Instead, I believe the reports are accurate and suggest something else entirely. Taken at face value, something has changed drastically enough that the banks which have always shorted heavily, particularly on a concentrated basis, on any and every gold and silver rally over the past 4 decades, are no longer shorting this rally as they always have – again, if the CFTC hasn’t badly bungled the data.
It’s not just a case of me being super-alert to any changes in the typical pattern of price manipulation over the past 40 years – this happens to be a change in the one thing I have claimed matters more than any other – whether the big COMEX shorts would add aggressively on the next gold and silver price rally. To be sure, I didn’t drill down to whether the banks would do the shorting or not – but I’m an analyst not a clairvoyant. It didn’t dawn on me to speak specifically of the banks.
What I’m saying, according to the hard data published by the CFTC (still an official US federal agency, last I looked), that for the first time ever, the banks, both US and non-US, which have collectively dominated and controlled prices on the COMEX for 40 years, have taken a back seat to some other commercial traders. This does raise some questions, like who are these other commercials replacing the banks and why aren’t the banks adding more aggressively to short positions?
As far as who’s replacing the banks – I don’t know (yet). As far as why aren’t the banks aggressively shorting on this pronounced gold and silver rally, a number of thoughts come to mind. Like, how about it has always been the illegal and manipulative to price practice I have always alleged and the banks finally woke up to this fact – either with (hopefully) a push from the CFTC, or on their own – as in for purposes of self-preservation.

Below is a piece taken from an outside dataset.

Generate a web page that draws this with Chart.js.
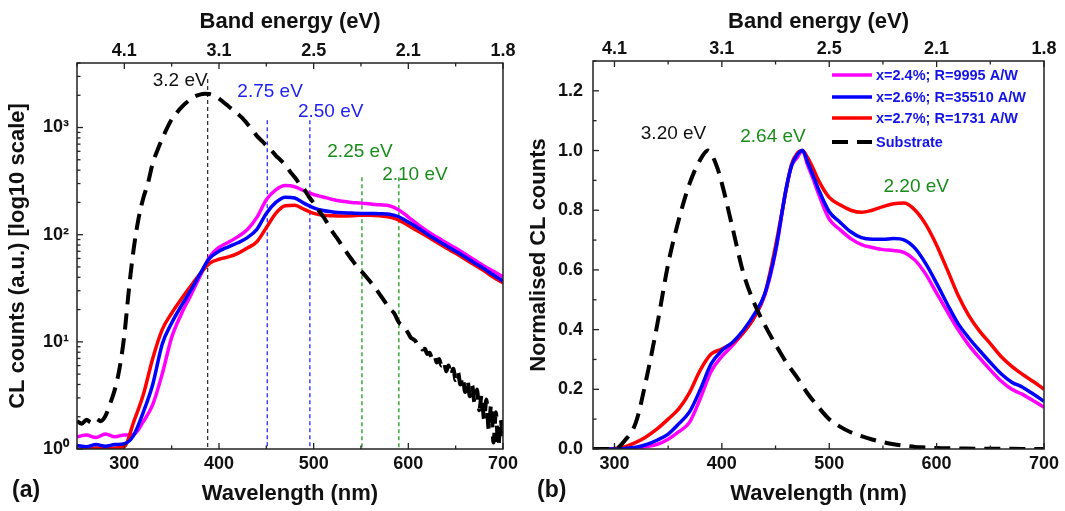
<!DOCTYPE html>
<html><head><meta charset="utf-8">
<script src="https://cdn.jsdelivr.net/npm/chart.js@4.4.0/dist/chart.umd.min.js"></script>
<style>
html,body{margin:0;padding:0;background:#fff;}
#wrap{position:relative;width:1065px;height:511px;overflow:hidden;background:#fff;}
.pane{position:absolute;top:0;height:511px;}
#pa{left:0;width:522px;}
#pb{left:522px;width:543px;}
</style></head><body>
<div id="wrap">
<div class="pane" id="pa"><canvas id="ca"></canvas></div>
<div class="pane" id="pb"><canvas id="cb"></canvas></div>
</div>
<script>
// ---------------- data: panel (a) ----------------
const wlA = [250,260,270,280,290,300,310,320,330,340,350,360,370,380,390,400,410,420,430,440,450,460,470,480,490,500,510,520,530,540,550,560,570,580,590,600,610,620,630,640,650,660,670,680,690,700];
const magentaA = [1.3,1.35,1.28,1.38,1.3,1.35,1.37,1.8,2.6,5.0,11,18,27,41,62,76,85,96,112,145,212,262,287,280,256,237,225,213,205,200,197,193,190,186,170,146,125,108,95,84,75,66,58,51,45.5,40.5];
const blueA = [1.08,1.05,1.1,1.06,1.1,1.12,1.35,2.2,4.0,9.5,15,21.5,30,43,60,70,77,84,94,112,158,200,224,220,196,178,168,163,160,159,158,157.5,157,155,147,131,116,101,89,79,70,62,54.5,48,42,37];
const redA = [1.0,1.0,1.02,1.0,1.02,1.05,1.8,3.2,7.0,13,18.5,25,33,43,54,59,62,67,75,86,116,158,186,188,172,158,152,150,149,150,152,152,150,146,137,122,108,96,85,75,67,59,52,46,40,35.5];
const wlSubA = [250,255,260,265,270,275,280,285,290,295,300,305,310,315,320,325,330,335,340,345,350,355,360,365,370,375,380,385,390,395,400,405,410,415,420,425,430,435,440,445,450,455,460,465,470,475,480,485,490,495,500,505,510,515,520,525,530,535,540,545,550,555,560,565,570,575,580,585,590,595,
  600,602.5,605,607.5,610,612.5,615,617.5,620,622.5,625,627.5,630,632.5,635,637.5,640,642.5,645,647.5,650,652.5,655,657.5,660,662.5,665,667.5,670,672.5,675,677.5,680,682.5,685,687.5,690,692.5,695,697.5,700];
const substrateA = [1.82,1.72,1.87,1.77,1.92,1.82,2.03,2.65,3.6,5.7,11.5,32,75,141,219,303,466,614,785,980,1190,1360,1530,1690,1840,1960,2030,2070,2055,1985,1865,1710,1580,1450,1335,1220,1080,965,836,755,680,617,548,497,446,389,344,299,265,226,198,170,148,126,106,92,79,68,59,51.5,46,41,36.2,31.9,27.6,23.8,20.6,18.5,15.2,14.0,
  12,11.0,10.6,10.2,9.4,9.3,8.5,8.6,7.7,7.9,7.0,7.5,6.4,6.9,6.0,6.6,5.3,6.0,4.9,5.6,4.4,5.2,4.0,4.7,3.4,4.4,3.1,3.9,2.7,3.6,2.3,3.2,1.9,2.9,1.5,2.6,1.15,2.2,1.05,1.9,1.1];
const peakWlA = [388, 451, 496, 551, 590];
const peakTopA = [2830, 1170, 1170, 343, 343];
const peakTextA = ['3.2 eV','2.75 eV','2.50 eV','2.25 eV','2.10 eV'];

// ---------------- data: panel (b) ----------------
const wlB = [280,290,300,310,320,330,340,350,360,370,380,390,400,410,420,430,440,450,460,465,470,475,480,485,490,500,510,520,530,540,550,560,570,580,590,600,610,620,630,640,650,660,670,680,690,700];
const magentaB = [0,0,0,0.001,0.003,0.008,0.016,0.033,0.058,0.09,0.17,0.26,0.31,0.347,0.39,0.44,0.515,0.66,0.875,0.95,0.975,1.0,0.95,0.905,0.855,0.77,0.735,0.705,0.685,0.675,0.668,0.665,0.658,0.632,0.585,0.522,0.46,0.4,0.348,0.305,0.265,0.228,0.2,0.183,0.162,0.14];
const blueB = [0,0,0,0.002,0.006,0.015,0.03,0.05,0.085,0.125,0.2,0.285,0.33,0.358,0.398,0.45,0.52,0.665,0.875,0.95,0.985,1.0,0.96,0.916,0.87,0.795,0.76,0.728,0.708,0.703,0.703,0.705,0.7,0.672,0.62,0.555,0.485,0.42,0.372,0.33,0.29,0.252,0.224,0.207,0.184,0.16];
const redB = [0,0,0.002,0.008,0.022,0.042,0.068,0.1,0.135,0.19,0.265,0.318,0.335,0.355,0.39,0.44,0.52,0.68,0.87,0.955,0.99,1.0,0.975,0.94,0.9,0.843,0.818,0.8,0.793,0.8,0.812,0.822,0.824,0.8,0.752,0.683,0.6,0.515,0.447,0.395,0.353,0.31,0.277,0.25,0.226,0.2];
const wlSubB = [280,290,300,310,320,330,340,350,360,370,380,387,395,400,410,420,430,440,450,460,470,480,490,500,510,520,530,540,550,560,570,580,590,600,620,640,660,680,700];
const substrateB = [0,0,0,0.03,0.09,0.24,0.42,0.62,0.77,0.89,0.97,1.0,0.95,0.89,0.74,0.59,0.49,0.415,0.35,0.29,0.24,0.185,0.14,0.1,0.075,0.056,0.043,0.032,0.023,0.016,0.011,0.007,0.005,0.003,0.002,0.001,0.001,0,0];
const peakTextB = ['3.20 eV','2.64 eV','2.20 eV'];

// ---------------- axes / labels ----------------
const wlTicks = [300,400,500,600,700];
const wlMinorA = [250,350,450,550,650];
const wlMinorB = [350,450,550,650];
const energyLabels = ['4.1','3.1','2.5','2.1','1.8'];
const logTicks = [1,10,100,1000];
const logLabels = ['10\u2070','10\u00B9','10\u00B2','10\u00B3'];
const logMinor = [2,3,4,5,6,7,8,9,20,30,40,50,60,70,80,90,200,300,400,500,600,700,800,900,2000,3000,4000];
const normTicks = [0,0.2,0.4,0.6,0.8,1.0,1.2];
const normMinor = [0.1,0.3,0.5,0.7,0.9,1.1,1.3];
const seriesNames = ['x=2.4%; R=9995 A/W','x=2.6%; R=35510 A/W','x=2.7%; R=1731 A/W','Substrate'];
const seriesColors = ['#ff00ff','#0000ff','#ff0000','#000000'];

const FONT = "'Liberation Sans', Arial, Helvetica, sans-serif";
Chart.defaults.font.family = FONT;

const pts = (xs, ys) => xs.map((x, i) => ({x: x, y: ys[i]}));

const frameTicks = {
  id: 'frameTicks',
  afterDatasetsDraw(chart, args, o) {
    const ctx = chart.ctx, a = chart.chartArea;
    ctx.save();
    ctx.strokeStyle = '#222';
    ctx.lineWidth = 1.5;
    ctx.setLineDash([]);
    ctx.strokeRect(a.left, a.top, a.right - a.left, a.bottom - a.top);
    ctx.lineWidth = 1.3;
    const draw = (s, v, len) => {
      const p = s.getPixelForValue(v);
      ctx.beginPath();
      if (s.position === 'bottom') { ctx.moveTo(p, a.bottom); ctx.lineTo(p, a.bottom - len); }
      else if (s.position === 'top') { ctx.moveTo(p, a.top); ctx.lineTo(p, a.top + len); }
      else { ctx.moveTo(a.left, p); ctx.lineTo(a.left + len, p); }
      ctx.stroke();
    };
    o.marks.forEach(m => {
      const s = chart.scales[m.scale];
      m.major.forEach(v => draw(s, v, 6));
      m.minor.forEach(v => draw(s, v, 3.5));
    });
    ctx.restore();
  }
};

const notes = {
  id: 'notes',
  beforeDatasetsDraw(chart, args, o) {
    const ctx = chart.ctx, xs = chart.scales.x, ys = chart.scales.y, a = chart.chartArea;
    ctx.save();
    ctx.lineWidth = 1.3;
    ctx.setLineDash([4, 3]);
    (o.lines || []).forEach(l => {
      const x = xs.getPixelForValue(l.x);
      ctx.strokeStyle = l.color;
      ctx.beginPath();
      ctx.moveTo(x, ys.getPixelForValue(l.top));
      ctx.lineTo(x, a.bottom);
      ctx.stroke();
    });
    ctx.restore();
  },
  afterDraw(chart, args, o) {
    const ctx = chart.ctx, xs = chart.scales.x, ys = chart.scales.y;
    ctx.save();
    ctx.textAlign = 'center';
    ctx.textBaseline = 'middle';
    ctx.font = "19px " + FONT;
    (o.labels || []).forEach(t => {
      ctx.fillStyle = t.color;
      ctx.fillText(t.text, xs.getPixelForValue(t.x), ys.getPixelForValue(t.y));
    });
    ctx.font = "bold 23px " + FONT;
    ctx.fillStyle = '#111';
    ctx.textAlign = 'left';
    ctx.fillText(o.panel.text, o.panel.x, o.panel.y);
    if (o.legend) {
      const L = o.legend;
      ctx.font = "bold 14.5px " + FONT;
      chart.data.datasets.forEach((ds, i) => {
        const y = L.rows[i];
        ctx.strokeStyle = ds.borderColor;
        ctx.lineWidth = ds.borderWidth;
        ctx.setLineDash(ds.borderDash || []);
        ctx.beginPath();
        ctx.moveTo(L.x0, y);
        ctx.lineTo(L.x1, y);
        ctx.stroke();
        ctx.setLineDash([]);
        ctx.fillStyle = '#1414e6';
        ctx.fillText(ds.label, L.x1 + 4, y + 1);
      });
    }
    ctx.restore();
  }
};

function makeDatasets(sets) {
  return sets.map((s, i) => ({
    label: seriesNames[i],
    data: s,
    borderColor: seriesColors[i],
    backgroundColor: seriesColors[i],
    borderWidth: i === 3 ? 4 : 3.5,
    borderDash: i === 3 ? [16, 9] : [],
    pointRadius: 0,
    fill: false,
    cubicInterpolationMode: 'monotone',
    order: [3, 1, 2, 0][i]
  }));
}

const tickFont = {family: FONT, size: 18, weight: 'bold'};
const titleFont = {family: FONT, size: 22, weight: 'bold', lineHeight: 1.0};

function xAxis(min, max, pos, h, labels, title, pad) {
  return {
    type: 'linear', position: pos, min: min, max: max,
    afterBuildTicks: s => { s.ticks = wlTicks.map(v => ({value: v})); },
    afterFit: s => { s.height = h; },
    grid: {display: false, drawTicks: false}, border: {display: false},
    ticks: {font: tickFont, color: '#111', padding: pos === 'top' ? 1 : 4, maxRotation: 0, autoSkip: false,
      callback: v => labels[wlTicks.indexOf(v)]},
    title: {display: true, text: title, font: titleFont, color: '#111', padding: pad}
  };
}

// ---------------- chart (a) ----------------
new Chart(document.getElementById('ca'), {
  type: 'line',
  data: {datasets: makeDatasets([pts(wlA, magentaA), pts(wlA, blueA), pts(wlA, redA), pts(wlSubA, substrateA)])},
  options: {
    responsive: true, maintainAspectRatio: false, animation: false, devicePixelRatio: 1,
    layout: {padding: {left: 0, right: 18, top: 0, bottom: 0}},
    plugins: {
      legend: {display: false}, tooltip: {enabled: false},
      frameTicks: {marks: [
        {scale: 'x', major: wlTicks, minor: wlMinorA},
        {scale: 'x2', major: wlTicks, minor: wlMinorA},
        {scale: 'y', major: logTicks, minor: logMinor}
      ]},
      notes: {
        lines: peakWlA.map((x, i) => ({x: x, top: peakTopA[i], color: ['#333333','#2a2aff','#2a2aff','#1f9a1f','#1f9a1f'][i]})),
        labels: [
          {text: peakTextA[0], x: 359, y: 2710, color: '#111'},
          {text: peakTextA[1], x: 454, y: 2140, color: '#1e1ef0'},
          {text: peakTextA[2], x: 518, y: 1390, color: '#1e1ef0'},
          {text: peakTextA[3], x: 549, y: 588, color: '#1a8c1a'},
          {text: peakTextA[4], x: 607, y: 366, color: '#1a8c1a'}
        ],
        panel: {text: '(a)', x: 12, y: 491}
      }
    },
    scales: {
      x: xAxis(250, 700, 'bottom', 62, wlTicks.map(String), 'Wavelength (nm)', {top: 0, bottom: 6}),
      x2: xAxis(250, 700, 'top', 63, energyLabels, 'Band energy (eV)', {top: 11, bottom: 0}),
      y: {
        type: 'logarithmic', position: 'left', min: 1, max: 4000,
        afterBuildTicks: s => { s.ticks = logTicks.map(v => ({value: v})); },
        afterFit: s => { s.width = 77; },
        grid: {display: false, drawTicks: false}, border: {display: false},
        ticks: {font: tickFont, color: '#111', padding: 8, autoSkip: false,
          callback: v => logLabels[logTicks.indexOf(v)]},
        title: {display: true, text: 'CL counts (a.u.) [log10 scale]', font: titleFont, color: '#111', padding: {top: 7, bottom: 0}}
      }
    }
  },
  plugins: [frameTicks, notes]
});

// ---------------- chart (b) ----------------
new Chart(document.getElementById('cb'), {
  type: 'line',
  data: {datasets: makeDatasets([pts(wlB, magentaB), pts(wlB, blueB), pts(wlB, redB), pts(wlSubB, substrateB)])},
  options: {
    responsive: true, maintainAspectRatio: false, animation: false, devicePixelRatio: 1,
    layout: {padding: {left: 0, right: 21, top: 0, bottom: 0}},
    plugins: {
      legend: {display: false}, tooltip: {enabled: false},
      frameTicks: {marks: [
        {scale: 'x', major: wlTicks, minor: wlMinorB},
        {scale: 'x2', major: wlTicks, minor: wlMinorB},
        {scale: 'y', major: normTicks, minor: normMinor}
      ]},
      notes: {
        lines: [],
        labels: [
          {text: peakTextB[0], x: 355, y: 1.056, color: '#111'},
          {text: peakTextB[1], x: 447.6, y: 1.046, color: '#1a8c1a'},
          {text: peakTextB[2], x: 581, y: 0.878, color: '#1a8c1a'}
        ],
        panel: {text: '(b)', x: 15, y: 491},
        legend: {x0: 310, x1: 350, rows: [75, 97, 118, 142]}
      }
    },
    scales: {
      x: xAxis(280, 700, 'bottom', 62, wlTicks.map(String), 'Wavelength (nm)', {top: 0, bottom: 6}),
      x2: xAxis(280, 700, 'top', 61, energyLabels, 'Band energy (eV)', {top: 11, bottom: 0}),
      y: {
        type: 'linear', position: 'left', min: 0, max: 1.3,
        afterBuildTicks: s => { s.ticks = normTicks.map(v => ({value: v})); },
        afterFit: s => { s.width = 71; },
        grid: {display: false, drawTicks: false}, border: {display: false},
        ticks: {font: tickFont, color: '#111', padding: 10, autoSkip: false,
          callback: v => v.toFixed(1)},
        title: {display: true, text: 'Normalised CL counts', font: titleFont, color: '#111', padding: {top: 5.5, bottom: 0}}
      }
    }
  },
  plugins: [frameTicks, notes]
});
</script>
</body></html>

Let me admit, flat-out, that I might be over-reacting to the data, because they match up so closely with how I have perceived things would turn out, but I am trying hard not to put things in a false perspective. Ever-sensitive to changes in the traditional pattern of manipulation, this mismatch between how the banks have behaved over the decades and how they have behaved over the past month, according to the Bank Participation report, has my head spinning. Needless to say, my head is not spinning with bearish thoughts.
December 10, 2022
Silver – $23.65 (200 day ma – $21.38, 50 day ma – $20.60, 100 day ma – $19.92)
Gold – $1809 (200 day ma – $1800, 50 day ma – $1715, 100 day ma – $1726)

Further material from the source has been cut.